Friday 26 January 2018

Image: Dr Mary-Ann Sherratt, president of the College of Optometrists, and Professor Sir Colin Blakemore.

Sir Colin Blakemore, professor of neuroscience and philosophy at the School of Advanced Study (SAS), University of London, has been awarded the President’s Research Medal, the College of Optometrists’ most prestigious honour. It was presented at the Wellcome Collection on 25 January when Professor Blakemore delivered the College’s Research Excellence Lecture, ‘A visual experience’, to a packed audience that included leading members of the optometric research community.

Speaking after the event, Professor Blakemore said: ‘It’s a very special honour to receive the Research Excellence Medal from the College of Optometrists and to give the Research Excellence Lecture. Although I didn’t train as an optometrist, I have a strong association with the profession. I did my PhD in the School of Optometry in Berkeley, California, and the contact with teachers, researchers, clinicians and students in optometry had a deep effect on me, and on my research.’

The President’s Research Medal is given every four years.

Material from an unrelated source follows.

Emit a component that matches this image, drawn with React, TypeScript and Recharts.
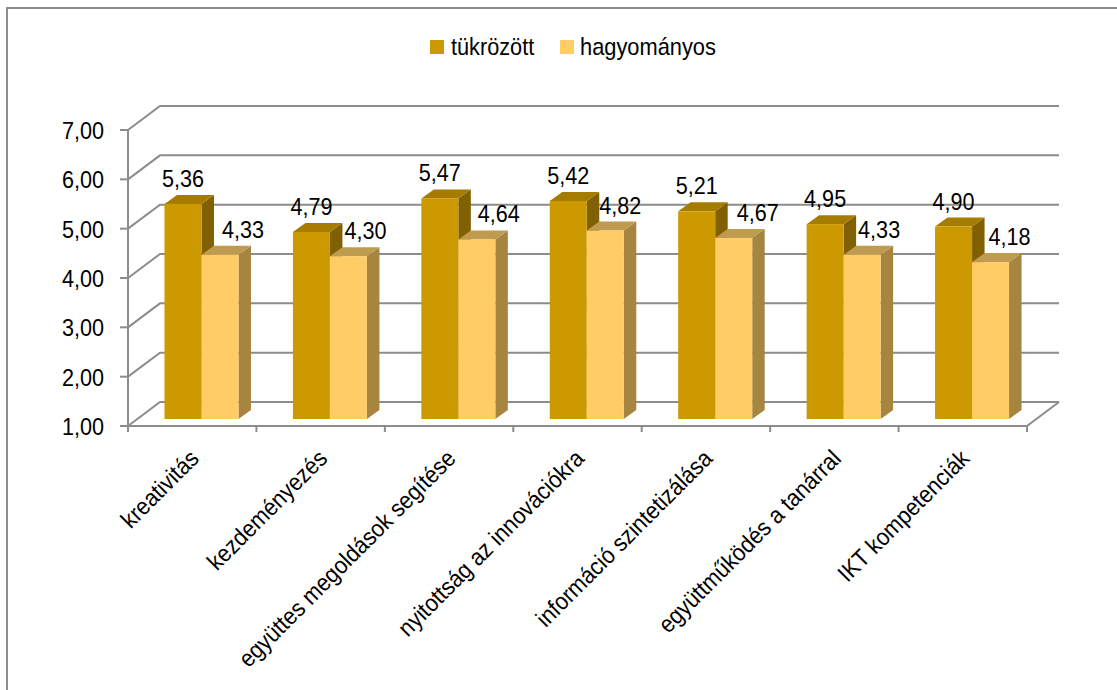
import React from 'react';
import { BarChart, Bar, XAxis, YAxis, CartesianGrid, Legend, LabelList } from 'recharts';

const categories = [
  'kreativitás',
  'kezdeményezés',
  'együttes megoldások segítése',
  'nyitottság az innovációkra',
  'információ szintetizálása',
  'együttműködés a tanárral',
  'IKT kompetenciák',
];
const tukrozott = [5.36, 4.79, 5.47, 5.42, 5.21, 4.95, 4.9];
const hagyomanyos = [4.33, 4.3, 4.64, 4.82, 4.67, 4.33, 4.18];
const yTicks = [1, 2, 3, 4, 5, 6, 7];

// Sideways nudges of the second series' value labels, so they clear the bars.
const hagyomanyosLabelShift = [23, 17, 22, 15, 24, 17, 19];

const rows = categories.map((name, i) => ({
  name,
  tukrozott: tukrozott[i],
  hagyomanyos: hagyomanyos[i],
}));

const FONT = '"Liberation Sans", Arial, sans-serif';
const TEXT_SIZE = 24;
const TEXT_SQUEEZE = 0.9;
const LINE = '#8c8c8c';

const CHART_W = 1117;
const CHART_H = 690;
const Y_AXIS_W = 128;
const RIGHT_GAP = 90;
const X_TICK_LEN = 6;
const CATEGORY_STEP = (CHART_W - Y_AXIS_W - RIGHT_GAP) / categories.length;

// Depth of the chart's box and of a bar, and where the bars stand on the floor.
const WALL_DX = 32;
const WALL_DY = 24;
const BAR_DX = 12.5;
const BAR_DY = 9;
const FLOOR_DX = 9;
const FLOOR_DY = 7;

const fmt = (v: number) => v.toFixed(2).replace('.', ',');

function Cuboid(props: any) {
  const { x, y, width, height, front, top, side } = props;
  const l = x + FLOOR_DX;
  const r = l + width;
  const t = y - FLOOR_DY;
  const b = t + height;
  return (
    <g>
      <polygon points={`${r},${t} ${r + BAR_DX},${t - BAR_DY} ${r + BAR_DX},${b - BAR_DY} ${r},${b}`} fill={side} />
      <polygon points={`${l},${t} ${l + BAR_DX},${t - BAR_DY} ${r + BAR_DX},${t - BAR_DY} ${r},${t}`} fill={top} />
      <rect x={l} y={t} width={width} height={height} fill={front} />
    </g>
  );
}

function Squeezed({ x, y, children, anchor = 'middle', angle = 0, squeeze = TEXT_SQUEEZE }: any) {
  return (
    <text
      transform={`translate(${x},${y}) rotate(${angle}) scale(${squeeze},1)`}
      textAnchor={anchor}
      fontFamily={FONT}
      fontSize={TEXT_SIZE}
      fill="#000"
    >
      {children}
    </text>
  );
}

function ValueLabel(props: any) {
  const { x, y, width, value, index, shifts } = props;
  const shift = shifts ? shifts[index] : 0;
  return (
    <Squeezed x={x + FLOOR_DX + width / 2 + shift} y={y - FLOOR_DY - 17}>
      {fmt(Number(value))}
    </Squeezed>
  );
}

// Tick marks sit on the category boundaries; the last one also closes the floor.
function CategoryTick({ x, y, payload, index }: any) {
  const axisY = y - X_TICK_LEN;
  const left = x - CATEGORY_STEP / 2;
  const right = x + CATEGORY_STEP / 2;
  const last = index === categories.length - 1;
  return (
    <g>
      <line x1={left} y1={axisY} x2={left} y2={y} stroke={LINE} strokeWidth={2} />
      {last && <line x1={right} y1={axisY} x2={right} y2={y} stroke={LINE} strokeWidth={2} />}
      {last && (
        <line x1={right} y1={axisY} x2={right + WALL_DX} y2={axisY - WALL_DY} stroke={LINE} strokeWidth={2} />
      )}
      <Squeezed x={x + 8} y={y + 28} anchor="end" angle={-45} squeeze={0.91}>
        {payload.value}
      </Squeezed>
    </g>
  );
}

function ValueTick({ x, y, payload }: any) {
  return (
    <Squeezed x={x - 14} y={y + 9} anchor="end">
      {fmt(payload.value)}
    </Squeezed>
  );
}

// A grid level runs from the axis up the side wall and along the back wall.
function WallLine({ x1, x2, y1 }: any) {
  return (
    <polyline
      points={`${x1},${y1} ${x1 + WALL_DX},${y1 - WALL_DY} ${x2 + WALL_DX},${y1 - WALL_DY}`}
      fill="none"
      stroke={LINE}
      strokeWidth={2}
    />
  );
}

function LegendBox() {
  return (
    <svg width={320} height={36} style={{ display: 'block' }}>
      <rect x={0} y={8} width={14} height={14} fill="#CC9900" />
      <Squeezed x={21} y={23} anchor="start" squeeze={0.905}>tükrözött</Squeezed>
      <rect x={130} y={8} width={14} height={14} fill="#FFCC66" />
      <Squeezed x={150} y={23} anchor="start" squeeze={0.91}>hagyományos</Squeezed>
    </svg>
  );
}

export default function App() {
  return (
    <div style={{ position: 'absolute', left: 0, top: 0, width: CHART_W, height: CHART_H, background: '#fff', overflow: 'hidden' }}>
      <div
        style={{
          position: 'absolute',
          left: 6,
          top: 7,
          right: 0,
          bottom: 0,
          borderLeft: `2px solid ${LINE}`,
          borderTop: `2px solid ${LINE}`,
          boxSizing: 'border-box',
        }}
      />
      <BarChart
        width={CHART_W}
        height={CHART_H}
        data={rows}
        margin={{ top: 94, right: RIGHT_GAP, bottom: 0, left: 0 }}
        barCategoryGap="21.4%"
        barGap={0}
        style={{ position: 'absolute', left: 0, top: 0 }}
      >
        <CartesianGrid horizontal={WallLine as any} vertical={false} />
        <XAxis
          dataKey="name"
          interval={0}
          height={264}
          tick={CategoryTick as any}
          tickSize={X_TICK_LEN}
          tickMargin={0}
          tickLine={false}
          stroke={LINE}
          strokeWidth={2}
        />
        <YAxis
          type="number"
          domain={[1, 7]}
          ticks={yTicks}
          width={Y_AXIS_W}
          tick={ValueTick as any}
          tickSize={8}
          stroke={LINE}
          strokeWidth={2}
          tickLine={{ stroke: LINE, strokeWidth: 2 }}
        />
        <Legend verticalAlign="top" content={LegendBox as any} wrapperStyle={{ position: 'absolute', left: 430, top: 32, width: 320 }} />
        <Bar
          dataKey="tukrozott"
          name="tükrözött"
          isAnimationActive={false}
          fill="#CC9900"
          shape={(p: any) => <Cuboid {...p} front="#CC9900" top="#A67C00" side="#806000" />}
        >
          <LabelList dataKey="tukrozott" content={(p: any) => <ValueLabel {...p} />} />
        </Bar>
        <Bar
          dataKey="hagyomanyos"
          name="hagyományos"
          isAnimationActive={false}
          fill="#FFCC66"
          shape={(p: any) => <Cuboid {...p} front="#FFCC66" top="#BF9B50" side="#A68540" />}
        >
          <LabelList dataKey="hagyomanyos" content={(p: any) => <ValueLabel {...p} shifts={hagyomanyosLabelShift} />} />
        </Bar>
      </BarChart>
    </div>
  );
}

It recognises and celebrates outstanding contributions to research in the optometry, optics and vision science fields.

Dr Mary-Ann Sherratt, president of the College, said she was particularly pleased to present the award to Sir Colin, who gave the Charter Lecture at the Optometry Tomorrow conference in 2016, and has for many years been a ‘great friend to the profession’. She added: ‘Research is a crucial basis for any profession, and the research commissioned at the College has played a critical role in the evolution of the evidence base for optometry, allowing practising optometrists to advise patients on the most efficient and cost effective treatments.’

About Professor Blakemore
Professor Blakemore studied medical sciences at Cambridge, did a PhD at the University of California, Berkeley and then taught at Cambridge for 11 years. In 1979 he moved to Oxford as Waynflete Professor of Physiology, and was also director of the Centre for Cognitive Neuroscience. From 2003 to 2007 he was chief executive of the Medical Research Council, and moved to the School of Advanced Study in 2012. His research has been concerned with vision, development and plasticity of the brain and neurodegenerative disease. He has been president of the British Science Association, the British Neuroscience Association, the Physiological Society and the Society of Biology. He is also passionately committed to engagement between science and the public, and to the importance of science in government. He was knighted in 2014 for ‘services to scientific research, policy and outreach’.